### COLLECTED DATA
**********

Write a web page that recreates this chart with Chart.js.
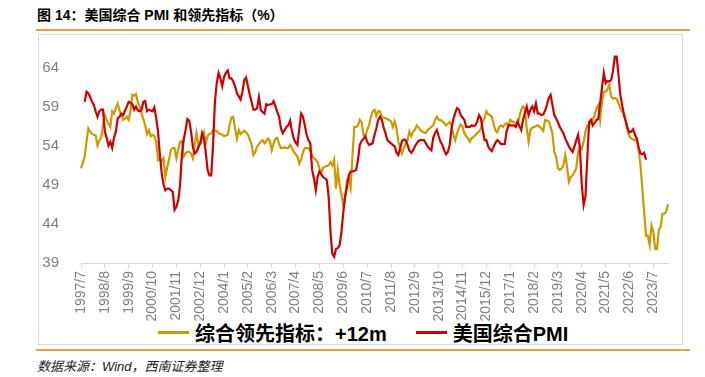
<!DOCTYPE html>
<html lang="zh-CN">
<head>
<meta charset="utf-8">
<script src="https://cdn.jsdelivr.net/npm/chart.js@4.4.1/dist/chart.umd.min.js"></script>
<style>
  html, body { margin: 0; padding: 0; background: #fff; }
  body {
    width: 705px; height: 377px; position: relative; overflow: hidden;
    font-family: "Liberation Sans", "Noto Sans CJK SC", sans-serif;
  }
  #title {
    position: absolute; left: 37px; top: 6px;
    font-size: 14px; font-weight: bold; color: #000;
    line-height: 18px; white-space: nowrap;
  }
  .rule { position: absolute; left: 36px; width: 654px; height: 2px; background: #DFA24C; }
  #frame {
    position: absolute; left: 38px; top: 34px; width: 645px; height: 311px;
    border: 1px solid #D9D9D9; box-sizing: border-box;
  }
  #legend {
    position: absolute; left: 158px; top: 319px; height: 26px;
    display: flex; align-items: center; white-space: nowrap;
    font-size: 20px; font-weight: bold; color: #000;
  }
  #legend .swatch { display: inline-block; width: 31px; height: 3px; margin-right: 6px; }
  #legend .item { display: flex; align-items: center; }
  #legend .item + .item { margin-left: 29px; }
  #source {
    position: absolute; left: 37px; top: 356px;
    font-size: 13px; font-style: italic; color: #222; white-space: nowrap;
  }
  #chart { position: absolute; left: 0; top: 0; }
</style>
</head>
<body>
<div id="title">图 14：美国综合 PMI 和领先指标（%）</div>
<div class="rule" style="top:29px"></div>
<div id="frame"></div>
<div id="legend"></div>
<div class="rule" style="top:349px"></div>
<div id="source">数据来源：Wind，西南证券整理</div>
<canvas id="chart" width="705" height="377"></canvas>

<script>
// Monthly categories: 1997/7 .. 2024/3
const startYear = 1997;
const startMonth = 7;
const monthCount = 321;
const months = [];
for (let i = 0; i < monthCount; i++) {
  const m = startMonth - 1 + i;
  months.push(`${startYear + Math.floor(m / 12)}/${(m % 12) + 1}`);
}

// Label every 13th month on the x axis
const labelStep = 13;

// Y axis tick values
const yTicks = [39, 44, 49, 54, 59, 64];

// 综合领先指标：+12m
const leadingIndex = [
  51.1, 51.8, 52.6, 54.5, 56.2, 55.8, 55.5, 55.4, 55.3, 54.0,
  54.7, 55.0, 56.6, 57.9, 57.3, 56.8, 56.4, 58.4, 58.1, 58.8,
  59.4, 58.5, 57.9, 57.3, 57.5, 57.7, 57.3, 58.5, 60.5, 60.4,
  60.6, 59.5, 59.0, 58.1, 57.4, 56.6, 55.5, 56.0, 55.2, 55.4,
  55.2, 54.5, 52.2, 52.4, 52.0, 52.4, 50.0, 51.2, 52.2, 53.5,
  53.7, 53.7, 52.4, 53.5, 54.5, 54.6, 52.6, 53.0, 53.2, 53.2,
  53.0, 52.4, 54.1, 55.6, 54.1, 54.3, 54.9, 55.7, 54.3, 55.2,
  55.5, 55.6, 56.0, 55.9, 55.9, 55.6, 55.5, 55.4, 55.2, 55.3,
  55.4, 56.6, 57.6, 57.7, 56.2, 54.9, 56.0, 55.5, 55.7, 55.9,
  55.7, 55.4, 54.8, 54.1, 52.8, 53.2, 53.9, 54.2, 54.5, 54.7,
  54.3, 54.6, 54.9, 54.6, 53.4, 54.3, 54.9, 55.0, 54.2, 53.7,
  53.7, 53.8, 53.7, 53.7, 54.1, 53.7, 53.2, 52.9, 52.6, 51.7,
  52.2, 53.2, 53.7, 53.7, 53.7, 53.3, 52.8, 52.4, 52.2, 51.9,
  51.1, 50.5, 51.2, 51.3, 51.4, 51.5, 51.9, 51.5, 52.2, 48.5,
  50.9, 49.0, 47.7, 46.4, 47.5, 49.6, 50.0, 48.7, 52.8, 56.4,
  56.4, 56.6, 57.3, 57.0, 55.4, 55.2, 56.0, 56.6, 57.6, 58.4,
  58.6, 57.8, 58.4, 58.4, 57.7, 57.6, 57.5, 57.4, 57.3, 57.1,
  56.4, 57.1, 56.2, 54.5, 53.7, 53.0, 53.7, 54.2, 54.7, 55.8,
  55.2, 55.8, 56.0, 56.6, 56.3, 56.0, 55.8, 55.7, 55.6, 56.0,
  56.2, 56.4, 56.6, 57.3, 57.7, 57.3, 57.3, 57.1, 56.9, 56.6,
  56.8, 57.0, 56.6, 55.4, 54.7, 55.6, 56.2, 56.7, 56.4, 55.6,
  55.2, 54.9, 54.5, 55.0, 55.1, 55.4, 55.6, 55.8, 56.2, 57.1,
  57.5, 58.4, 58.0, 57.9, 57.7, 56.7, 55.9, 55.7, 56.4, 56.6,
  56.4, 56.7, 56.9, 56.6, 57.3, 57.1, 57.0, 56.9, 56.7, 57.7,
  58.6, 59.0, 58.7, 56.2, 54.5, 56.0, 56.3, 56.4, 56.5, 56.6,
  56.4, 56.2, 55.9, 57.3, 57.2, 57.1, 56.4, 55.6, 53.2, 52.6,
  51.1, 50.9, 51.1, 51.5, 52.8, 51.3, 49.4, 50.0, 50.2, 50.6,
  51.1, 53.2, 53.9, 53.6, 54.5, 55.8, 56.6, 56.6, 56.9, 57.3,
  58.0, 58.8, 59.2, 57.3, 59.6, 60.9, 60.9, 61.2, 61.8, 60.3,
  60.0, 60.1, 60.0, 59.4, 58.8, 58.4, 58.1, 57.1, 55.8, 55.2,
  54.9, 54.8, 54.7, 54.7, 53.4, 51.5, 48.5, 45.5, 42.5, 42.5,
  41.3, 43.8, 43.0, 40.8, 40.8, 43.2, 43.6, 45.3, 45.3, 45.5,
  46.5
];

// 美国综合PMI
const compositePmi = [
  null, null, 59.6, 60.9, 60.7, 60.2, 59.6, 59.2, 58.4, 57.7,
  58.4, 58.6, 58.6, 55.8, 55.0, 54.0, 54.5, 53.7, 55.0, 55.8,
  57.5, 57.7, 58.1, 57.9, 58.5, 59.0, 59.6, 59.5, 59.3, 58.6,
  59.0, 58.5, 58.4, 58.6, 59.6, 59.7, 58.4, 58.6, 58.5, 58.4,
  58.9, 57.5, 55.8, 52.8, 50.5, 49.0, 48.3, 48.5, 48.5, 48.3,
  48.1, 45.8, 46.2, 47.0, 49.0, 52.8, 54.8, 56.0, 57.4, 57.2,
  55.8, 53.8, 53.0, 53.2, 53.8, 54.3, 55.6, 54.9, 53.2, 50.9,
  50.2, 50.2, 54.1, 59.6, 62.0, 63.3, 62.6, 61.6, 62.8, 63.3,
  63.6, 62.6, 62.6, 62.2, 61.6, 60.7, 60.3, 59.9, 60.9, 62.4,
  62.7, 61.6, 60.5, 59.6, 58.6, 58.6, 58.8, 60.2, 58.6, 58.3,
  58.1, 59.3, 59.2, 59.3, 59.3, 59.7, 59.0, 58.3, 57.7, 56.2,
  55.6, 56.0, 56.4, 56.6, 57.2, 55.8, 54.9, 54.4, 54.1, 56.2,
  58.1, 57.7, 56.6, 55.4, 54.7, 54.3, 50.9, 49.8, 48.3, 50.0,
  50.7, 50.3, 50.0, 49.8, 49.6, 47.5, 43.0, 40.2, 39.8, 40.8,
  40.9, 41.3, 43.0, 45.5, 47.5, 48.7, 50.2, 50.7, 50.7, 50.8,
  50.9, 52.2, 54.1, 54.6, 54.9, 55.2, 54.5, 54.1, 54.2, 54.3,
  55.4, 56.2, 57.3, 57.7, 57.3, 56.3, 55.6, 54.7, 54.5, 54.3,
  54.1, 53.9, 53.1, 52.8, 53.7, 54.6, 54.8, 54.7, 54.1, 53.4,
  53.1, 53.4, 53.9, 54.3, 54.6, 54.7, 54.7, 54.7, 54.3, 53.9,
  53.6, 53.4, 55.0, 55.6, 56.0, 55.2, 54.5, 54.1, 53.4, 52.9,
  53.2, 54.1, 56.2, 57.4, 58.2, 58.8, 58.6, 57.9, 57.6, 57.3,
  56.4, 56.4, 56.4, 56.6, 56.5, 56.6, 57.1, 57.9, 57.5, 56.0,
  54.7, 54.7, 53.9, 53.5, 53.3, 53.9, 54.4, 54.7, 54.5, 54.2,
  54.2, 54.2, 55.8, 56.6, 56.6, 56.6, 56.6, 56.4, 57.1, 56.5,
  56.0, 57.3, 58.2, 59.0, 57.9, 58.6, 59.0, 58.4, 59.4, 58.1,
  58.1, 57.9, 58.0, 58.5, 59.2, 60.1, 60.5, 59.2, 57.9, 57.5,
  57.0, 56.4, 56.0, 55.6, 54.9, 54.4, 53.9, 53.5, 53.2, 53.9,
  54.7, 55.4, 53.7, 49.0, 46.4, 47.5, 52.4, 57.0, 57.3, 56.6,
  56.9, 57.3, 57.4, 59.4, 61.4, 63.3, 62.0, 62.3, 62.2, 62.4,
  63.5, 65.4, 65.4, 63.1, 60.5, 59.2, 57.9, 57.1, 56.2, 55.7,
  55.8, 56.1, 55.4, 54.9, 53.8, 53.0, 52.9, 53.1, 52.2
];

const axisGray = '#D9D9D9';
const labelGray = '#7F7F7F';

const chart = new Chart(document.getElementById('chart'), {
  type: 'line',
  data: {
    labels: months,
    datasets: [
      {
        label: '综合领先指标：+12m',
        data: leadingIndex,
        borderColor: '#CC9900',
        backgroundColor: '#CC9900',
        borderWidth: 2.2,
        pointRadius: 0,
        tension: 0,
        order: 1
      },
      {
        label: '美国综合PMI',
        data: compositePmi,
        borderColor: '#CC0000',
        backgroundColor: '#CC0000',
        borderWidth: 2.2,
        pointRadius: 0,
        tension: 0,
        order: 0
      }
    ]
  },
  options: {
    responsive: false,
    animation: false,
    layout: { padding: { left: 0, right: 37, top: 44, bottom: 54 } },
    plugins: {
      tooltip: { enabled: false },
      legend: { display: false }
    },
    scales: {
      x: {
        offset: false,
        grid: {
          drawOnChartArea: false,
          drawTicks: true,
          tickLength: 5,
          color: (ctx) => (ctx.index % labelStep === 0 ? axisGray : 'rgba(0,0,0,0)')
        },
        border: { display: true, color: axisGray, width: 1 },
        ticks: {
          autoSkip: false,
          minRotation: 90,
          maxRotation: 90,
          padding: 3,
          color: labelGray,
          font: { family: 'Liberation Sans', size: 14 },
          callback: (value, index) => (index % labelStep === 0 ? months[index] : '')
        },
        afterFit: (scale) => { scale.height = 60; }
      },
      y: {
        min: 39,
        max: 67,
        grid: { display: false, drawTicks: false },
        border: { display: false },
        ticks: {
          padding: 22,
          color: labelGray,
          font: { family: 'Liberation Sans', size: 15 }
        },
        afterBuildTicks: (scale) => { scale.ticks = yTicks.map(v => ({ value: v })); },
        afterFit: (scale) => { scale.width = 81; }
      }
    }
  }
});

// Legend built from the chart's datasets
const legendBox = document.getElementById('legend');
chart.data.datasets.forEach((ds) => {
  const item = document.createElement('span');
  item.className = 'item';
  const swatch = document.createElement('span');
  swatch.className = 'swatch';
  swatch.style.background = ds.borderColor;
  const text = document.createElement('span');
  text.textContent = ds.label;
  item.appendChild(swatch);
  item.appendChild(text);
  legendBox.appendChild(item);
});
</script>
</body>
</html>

**********

Restate exactly, please, only the lines between the start of the data and the line containing "const labelStep = 13;", both ends included, skipping the pictures.

Write a web page that recreates this chart with Chart.js.
<!DOCTYPE html>
<html lang="zh-CN">
<head>
<meta charset="utf-8">
<script src="https://cdn.jsdelivr.net/npm/chart.js@4.4.1/dist/chart.umd.min.js"></script>
<style>
  html, body { margin: 0; padding: 0; background: #fff; }
  body {
    width: 705px; height: 377px; position: relative; overflow: hidden;
    font-family: "Liberation Sans", "Noto Sans CJK SC", sans-serif;
  }
  #title {
    position: absolute; left: 37px; top: 6px;
    font-size: 14px; font-weight: bold; color: #000;
    line-height: 18px; white-space: nowrap;
  }
  .rule { position: absolute; left: 36px; width: 654px; height: 2px; background: #DFA24C; }
  #frame {
    position: absolute; left: 38px; top: 34px; width: 645px; height: 311px;
    border: 1px solid #D9D9D9; box-sizing: border-box;
  }
  #legend {
    position: absolute; left: 158px; top: 319px; height: 26px;
    display: flex; align-items: center; white-space: nowrap;
    font-size: 20px; font-weight: bold; color: #000;
  }
  #legend .swatch { display: inline-block; width: 31px; height: 3px; margin-right: 6px; }
  #legend .item { display: flex; align-items: center; }
  #legend .item + .item { margin-left: 29px; }
  #source {
    position: absolute; left: 37px; top: 356px;
    font-size: 13px; font-style: italic; color: #222; white-space: nowrap;
  }
  #chart { position: absolute; left: 0; top: 0; }
</style>
</head>
<body>
<div id="title">图 14：美国综合 PMI 和领先指标（%）</div>
<div class="rule" style="top:29px"></div>
<div id="frame"></div>
<div id="legend"></div>
<div class="rule" style="top:349px"></div>
<div id="source">数据来源：Wind，西南证券整理</div>
<canvas id="chart" width="705" height="377"></canvas>

<script>
// Monthly categories: 1997/7 .. 2024/3
const startYear = 1997;
const startMonth = 7;
const monthCount = 321;
const months = [];
for (let i = 0; i < monthCount; i++) {
  const m = startMonth - 1 + i;
  months.push(`${startYear + Math.floor(m / 12)}/${(m % 12) + 1}`);
}

// Label every 13th month on the x axis
const labelStep = 13;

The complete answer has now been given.